The magical fairies dropped off a Motorola Droid X with Android 2.2 on it and a near-final build of the Adobe Flash Player 10.1 and you know we had to show if off to you dear readers.
We all know that Flash is a contentious issue in the smartphone space thanks to Apple’s belief that it is not appropriate for mobile devices. In particular, Apple believes Flash is too resource intensive and the content hasn’t been optimized for touch interfaces.
The Adobe Flash Player 10.1 has hit multiple devices with Android 2.2 but I wasn’t in love with the performance on the Droid because I didn’t think the hardware was capable of high-quality performance. With a 1 GHz TI OMAP processor, the Droid X is ready to rumble and it shows in the video below.
I tooled around on the Flash-optimized sites Adobe likes to show off and it works really well for the most part. Videos play in-line with little buffering or stuttering and Flash games from Kongregate work and some even have full-screen modes that work with the phone’s accelerometer.
One of the major ways I use Flash on the web is to listen to podcasts on webpages without having to download the file. This works pretty well on the Android handset with a few quirks. First of all, playback will stop if you scroll off the part of the page with the player or if you open a new tab. It’s the same with videos, as the company did this to minimize resource drain – it can be a little annoying but it’s a minor thing. Luckily, you can play these files with the screen locked too.
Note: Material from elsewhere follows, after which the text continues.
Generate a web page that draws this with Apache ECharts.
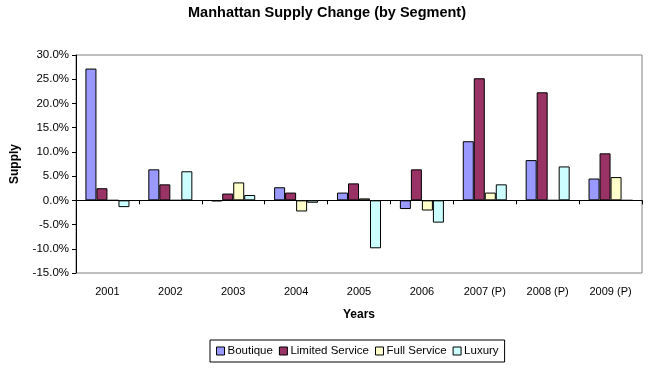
<!DOCTYPE html>
<html><head><meta charset="utf-8">
<script src="https://cdn.jsdelivr.net/npm/echarts@6/dist/echarts.min.js"></script>
<style>html,body{margin:0;padding:0;background:#fff}#c{width:653px;height:372px}</style>
</head><body><div id="c"></div>
<script>
const categories = ['2001','2002','2003','2004','2005','2006','2007 (P)','2008 (P)','2009 (P)'];
const boutique = [27.2, 6.4, -0.2, 2.7, 1.6, -1.8, 12.2, 8.3, 4.5];
const limitedService = [2.5, 3.3, 1.4, 1.6, 3.5, 6.4, 25.2, 22.3, 9.7];
const fullService = [0, 0, 3.7, -2.3, 0.4, -2.1, 1.6, 0, 4.8];
const luxury = [-1.4, 6.0, 1.1, -0.5, -9.9, -4.6, 3.3, 7.0, 0];
const seriesNames = ['Boutique','Limited Service','Full Service','Luxury'];
const seriesColors = ['#9999FF','#993366','#FFFFCC','#CCFFFF'];
const seriesData = [boutique, limitedService, fullService, luxury];

const font = 'Liberation Sans, Arial, sans-serif';
const chart = echarts.init(document.getElementById('c'), null, {renderer:'canvas'});
chart.setOption({
  animation:false,
  backgroundColor:'#fff',
  title:{text:'Manhattan Supply Change (by Segment)', left:322, textAlign:'center', top:0,
    textStyle:{fontFamily:font, fontSize:14.5, fontWeight:'bold', color:'#000'}},
  grid:{left:76, right:11, top:55, bottom:99, show:true, borderColor:'#808080', borderWidth:1, containLabel:false},
  legend:{bottom:10, left:210, itemWidth:8, itemHeight:8, itemGap:6,
    borderColor:'#000', borderWidth:1, padding:[5,6,5,6], borderRadius:0,
    textStyle:{fontFamily:font, fontSize:11.5, color:'#000', padding:[0,0,0,-2]},
    data:seriesNames.map(n=>({name:n, icon:'rect', itemStyle:{borderColor:'#000', borderWidth:1}}))},
  xAxis:[
    {type:'category', data:categories, axisLine:{onZero:true, lineStyle:{color:'#000', width:1}},
     axisTick:{show:true, length:4, inside:false, lineStyle:{color:'#000'}}, axisLabel:{show:false}},
    {type:'category', data:categories, position:'bottom', axisLine:{show:false, onZero:false}, axisTick:{show:false},
     axisLabel:{fontFamily:font, fontSize:11, color:'#000', margin:13},
     name:'Years', nameLocation:'middle', nameGap:36,
     nameTextStyle:{fontFamily:font, fontSize:12, fontWeight:'bold', color:'#000'}}
  ],
  yAxis:{type:'value', min:-15, max:30, interval:5,
    axisLine:{show:true, lineStyle:{color:'#000'}}, axisTick:{show:true, length:4, lineStyle:{color:'#000'}},
    splitLine:{show:false},
    axisLabel:{formatter:v=>v.toFixed(1)+'%', fontFamily:font, fontSize:11.5, color:'#000', margin:7},
    name:'Supply', nameLocation:'middle', nameGap:55, nameRotate:90,
    nameTextStyle:{fontFamily:font, fontSize:12, fontWeight:'bold', color:'#000'}},
  series:seriesNames.map((n,i)=>({name:n, type:'bar', xAxisIndex:0, data:seriesData[i],
    barGap:'0%', barCategoryGap:'30%',
    itemStyle:{color:seriesColors[i], borderColor:'#000', borderWidth:1}}))
});
</script></body></html>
Still, don’t expect a full desktop Flash experience on your Motorola Droid X, as some of the HD video content won’t work on your device. That’s more of a transcoding issue on the publisher’s side than an Adobe problem.
In fact, that brings up the larger issue about Flash on Android and the move toward HTML5 by some publications: it doesn’t matter if you use Flash or some other technology for your site, as you have to optimize the experience for a mobile phone or else it just doesn’t feel right. This includes acclerometer support, rethinking a navigation layout and working on the touch interface.
So, the bottom line is that Adobe Flash for the Motorola Droid X is a really good experience for the most part but publishers, Adobe and Google need to continue to work on it to make it a great experience. Will they be able to do this before HMTL5 takes over? That, friends, is a question we’ll be trying to answer for years.